Battered Bethlehem faces another gloomy Christmas

THE Church of the Nativity is largely empty, a few ornaments hang forlornly on trees in a deserted Manger Square and few tourists or pilgrims are to be found in the town where Jesus was born, just days before Christmas.

Another gloomy Christmas faces Bethlehem, a West Bank town battered by relentless Palestinian-Israeli violence that has decimated its tourism-based economy, throwing thousands out of work, closing shops and leaving the town’s residents with little to celebrate.

Even Yasser Arafat, a symbol of pride for most Palestinians, will be forced to skip Christmas Eve celebrations again this year, Israel announced.

Arafat told a Christian delegation at his sandbagged headquarters in the West Bank city of Ramallah Tuesday that he hoped to take part in the Christmas festivities this year in Bethlehem.

“I haven’t missed it, except since being besieged in this building,” Arafat said.

An Israeli official said the Palestinian Authority had requested that Arafat be allowed to make the 12-mile trip from Ramallah to Bethlehem, but Israel would not agree.

Arafat, a Muslim, has attended the Christmas Eve Midnight Mass in Bethlehem each year after Israel turned Bethlehem over to his Palestinian Authority a few days before Christmas in 1994.

Christmas Eve then became as much a Palestinian political celebration as a religious one, with posters of Arafat and streamers made of hundreds of Palestinian flags flying beside coloured lights, and crowds of young Palestinians celebrating independence alongside Christian tourists and pilgrims. But it is sombre this week.

George Juha sat in his empty Manger Square restaurant, flipping through a picture album, reminiscing about the good old days when hundreds of tourists, diplomats, and famous personalities lunched there .

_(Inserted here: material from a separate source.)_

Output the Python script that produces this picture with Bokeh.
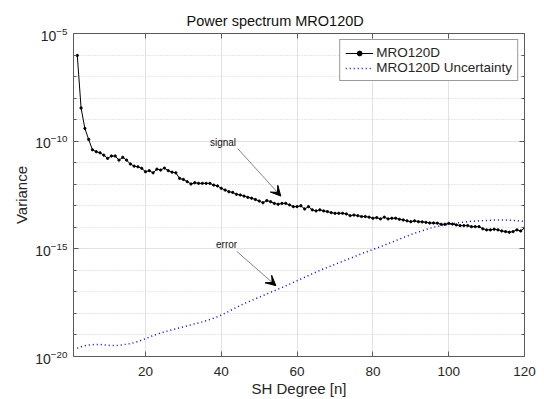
from bokeh.plotting import figure
from bokeh.models import (Range1d, FixedTicker, LogAxis, LinearAxis, Legend, LegendItem,
                          Arrow, VeeHead, Label, CustomJSTickFormatter, LogTickFormatter)
from bokeh.embed import file_html
from bokeh.resources import INLINE

# ---------------- data ----------------
degrees = list(range(2, 121))

# log10 of the signal variance, degree 2..120
signal_log10 = [
    -6.02, -8.46, -9.41, -9.92, -10.40, -10.49, -10.54, -10.65, -10.80, -10.69,
    -10.69, -10.88, -10.75, -10.88, -11.06, -11.16, -11.19, -11.26, -11.42, -11.37,
    -11.47, -11.30, -11.34, -11.25, -11.37, -11.44, -11.47, -11.73, -11.78, -11.88,
    -11.99, -11.93, -11.96, -11.96, -11.96, -11.96, -12.04, -12.08, -12.19, -12.27,
    -12.35, -12.38, -12.47, -12.50, -12.55, -12.61, -12.65, -12.71, -12.78, -12.86,
    -12.76, -12.81, -12.89, -12.93, -12.89, -12.89, -12.96, -13.04, -13.04, -13.00,
    -13.15, -13.04, -13.19, -13.24, -13.19, -13.24, -13.27, -13.32, -13.35, -13.35,
    -13.35, -13.38, -13.46, -13.43, -13.46, -13.50, -13.50, -13.53, -13.58, -13.55,
    -13.61, -13.53, -13.61, -13.58, -13.58, -13.63, -13.66, -13.70, -13.74, -13.70,
    -13.74, -13.75, -13.77, -13.80, -13.80, -13.81, -13.86, -13.86, -13.82, -13.85,
    -13.89, -13.92, -13.92, -13.92, -13.97, -13.97, -13.97, -14.07, -14.12, -14.12,
    -14.09, -14.12, -14.17, -14.20, -14.23, -14.20, -14.12, -14.17, -14.03,
]

# log10 of the error (uncertainty) variance, degree 2..120
error_log10 = [
    -19.62, -19.55, -19.50, -19.47, -19.45, -19.44, -19.44, -19.46, -19.48, -19.49,
    -19.49, -19.48, -19.46, -19.43, -19.40, -19.36, -19.31, -19.24, -19.17, -19.10,
    -19.03, -18.97, -18.91, -18.86, -18.81, -18.76, -18.72, -18.67, -18.63, -18.58,
    -18.53, -18.48, -18.44, -18.39, -18.34, -18.28, -18.22, -18.15, -18.07, -17.99,
    -17.90, -17.81, -17.72, -17.63, -17.55, -17.47, -17.40, -17.32, -17.25, -17.17,
    -17.10, -17.02, -16.95, -16.87, -16.80, -16.72, -16.64, -16.56, -16.48, -16.40,
    -16.32, -16.24, -16.16, -16.08, -16.00, -15.93, -15.86, -15.79, -15.72, -15.65,
    -15.58, -15.51, -15.44, -15.37, -15.30, -15.23, -15.16, -15.10, -15.03, -14.96,
    -14.90, -14.83, -14.76, -14.69, -14.62, -14.55, -14.48, -14.41, -14.34, -14.28,
    -14.22, -14.16, -14.10, -14.05, -14.00, -13.96, -13.92, -13.89, -13.86, -13.83,
    -13.80, -13.78, -13.76, -13.74, -13.72, -13.71, -13.70, -13.69, -13.68, -13.67,
    -13.66, -13.66, -13.66, -13.66, -13.67, -13.68, -13.69, -13.71, -13.73,
]

signal = [10.0 ** v for v in signal_log10]
error = [10.0 ** v for v in error_log10]

x_ticks = [20, 40, 60, 80, 100, 120]
y_ticks = [1e-20, 1e-15, 1e-10, 1e-5]
y_minor = [10.0 ** -k for k in range(6, 20)]

series_names = ["MRO120D", "MRO120D Uncertainty"]

FONT = "Liberation Sans"
TXT = "#262626"
AX = "#5a5a5a"

p = figure(width=544, height=399, x_range=Range1d(1, 120), y_range=Range1d(1e-20, 1e-5),
           y_axis_type="log", output_backend="svg", toolbar_location=None,
           min_border_left=73, min_border_right=20, min_border_top=33, min_border_bottom=42,
           title="Power spectrum MRO120D", background_fill_color="white",
           border_fill_color="white")
p.outline_line_color = None

p.title.text_font = FONT
p.title.text_font_size = "14.5px"
p.title.text_font_style = "normal"
p.title.text_color = "#111111"
p.title.align = "left"
p.title.offset = 113

xt = FixedTicker(ticks=x_ticks)
yt = FixedTicker(ticks=y_ticks, minor_ticks=y_minor)
blank = CustomJSTickFormatter(code="return ''")

xa = p.xaxis[0]
ya = p.yaxis[0]
xa.ticker = xt
ya.ticker = yt
ya.formatter = LogTickFormatter()
xa.axis_label = "SH Degree [n]"
ya.axis_label = "Variance"

for ax in (xa, ya):
    ax.major_tick_in = 5
    ax.major_tick_out = 0
    ax.minor_tick_in = 3
    ax.minor_tick_out = 0
    ax.axis_line_color = AX
    ax.major_tick_line_color = AX
    ax.minor_tick_line_color = AX
    ax.major_label_text_font = FONT
    ax.major_label_text_font_size = "13.5px"
    ax.major_label_text_color = TXT
    ax.axis_label_text_font = FONT
    ax.axis_label_text_font_size = "15px"
    ax.axis_label_text_font_style = "normal"
    ax.axis_label_text_color = TXT
ya.major_label_text_font_size = "14px"
xa.major_label_standoff = 10
xa.axis_label_standoff = 1
ya.major_label_standoff = 6
ya.axis_label_standoff = 2

top_ax = LinearAxis(ticker=xt, formatter=blank, major_tick_in=5, major_tick_out=0,
                    axis_line_color=AX, major_tick_line_color=AX, major_label_standoff=0)
right_ax = LogAxis(ticker=yt, formatter=blank, major_tick_in=5, major_tick_out=0,
                   minor_tick_in=3, minor_tick_out=0, axis_line_color=AX,
                   major_tick_line_color=AX, minor_tick_line_color=AX, major_label_standoff=0)
p.add_layout(top_ax, "above")
p.add_layout(right_ax, "right")

p.xgrid[0].ticker = xt
p.xgrid[0].grid_line_color = "#e2e2e2"
p.ygrid[0].ticker = yt
p.ygrid[0].grid_line_color = "#e2e2e2"
p.ygrid[0].minor_grid_line_color = "#cfcfcf"
p.ygrid[0].minor_grid_line_dash = "1 2"

err_r = p.line(degrees, error, line_color="#0000ff", line_width=1.5, line_dash="1 3")
sig_l = p.line(degrees, signal, line_color="black", line_width=1.0)
sig_d = p.scatter(degrees, signal, size=2.3, color="black")

legend = Legend(items=[LegendItem(label=series_names[0], renderers=[sig_l, sig_d]),
                       LegendItem(label=series_names[1], renderers=[err_r])],
                location="top_right", margin=6, padding=5, spacing=0,
                label_height=12, glyph_height=12, glyph_width=28, label_standoff=3,
                label_text_font=FONT, label_text_font_size="13.5px", label_text_color=TXT,
                border_line_color="#333333", border_line_width=1,
                background_fill_color="white", background_fill_alpha=1.0)
p.add_layout(legend, "center")

# annotations
p.add_layout(Label(x=37.0, y=10 ** -10.05, text="signal", text_font=FONT, text_font_size="10px",
                   text_baseline="middle", text_color="#111111"))
p.add_layout(Arrow(x_start=44.3, y_start=10 ** -10.34, x_end=55.7, y_end=10 ** -12.55,
                   line_color="#333333", line_width=0.6,
                   end=VeeHead(size=10, fill_color="black", line_color="black")))
p.add_layout(Label(x=38.6, y=10 ** -14.81, text="error", text_font=FONT, text_font_size="10px",
                   text_baseline="middle", text_color="#111111"))
p.add_layout(Arrow(x_start=44.1, y_start=10 ** -15.12, x_end=54.4, y_end=10 ** -16.71,
                   line_color="#333333", line_width=0.6,
                   end=VeeHead(size=10, fill_color="black", line_color="black")))

open("out.html", "w").write(file_html(p, INLINE))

“We’ve been closed most of the year. There are no tourists, so business is very slow,” said Juha, 44, looking at pictures from just five years ago, when his restaurant was packed with US congressmen enjoying a traditional Middle Eastern meal.

Hundreds of thousands of tourists used to throng the city in the weeks before Christmas, and Manger Square, larger than a football field, would fill up with people on Christmas Eve.

This year, Bethlehem Mayor Hanna Nasser expects only a few hundred visitors.

The Israelis are never far from Bethlehem, in fact or in spirit, and Nasser said that their measures were harming the town. For example, he said, a security barrier Israel is building to keep West Bank attackers out has cut 4,000 Palestinians off from their town while confiscating part of its land.

“The biggest danger we are facing on the ground today is the wall,” said Nasser in his traditional pre-Christmas news conference.

Last Christmas, the Vatican complained to Israel about access to Manger Square in Bethlehem because it was again under Israeli military occupation. The Israelis had moved back into the town in response to violence, but pulled their tanks back just before Christmas.

This time they are a bit further away, after leaving the town again in July. But Nasser said they caused €4.2m in damage in their seven months in the town.

Israeli soldiers are manning checkpoints at the entrances to Bethlehem, restricting movement there, as they do in the rest of the West Bank. “Our city is still a closed city. We don’t feel we are free, we feel like we are in a very big prison,” he said.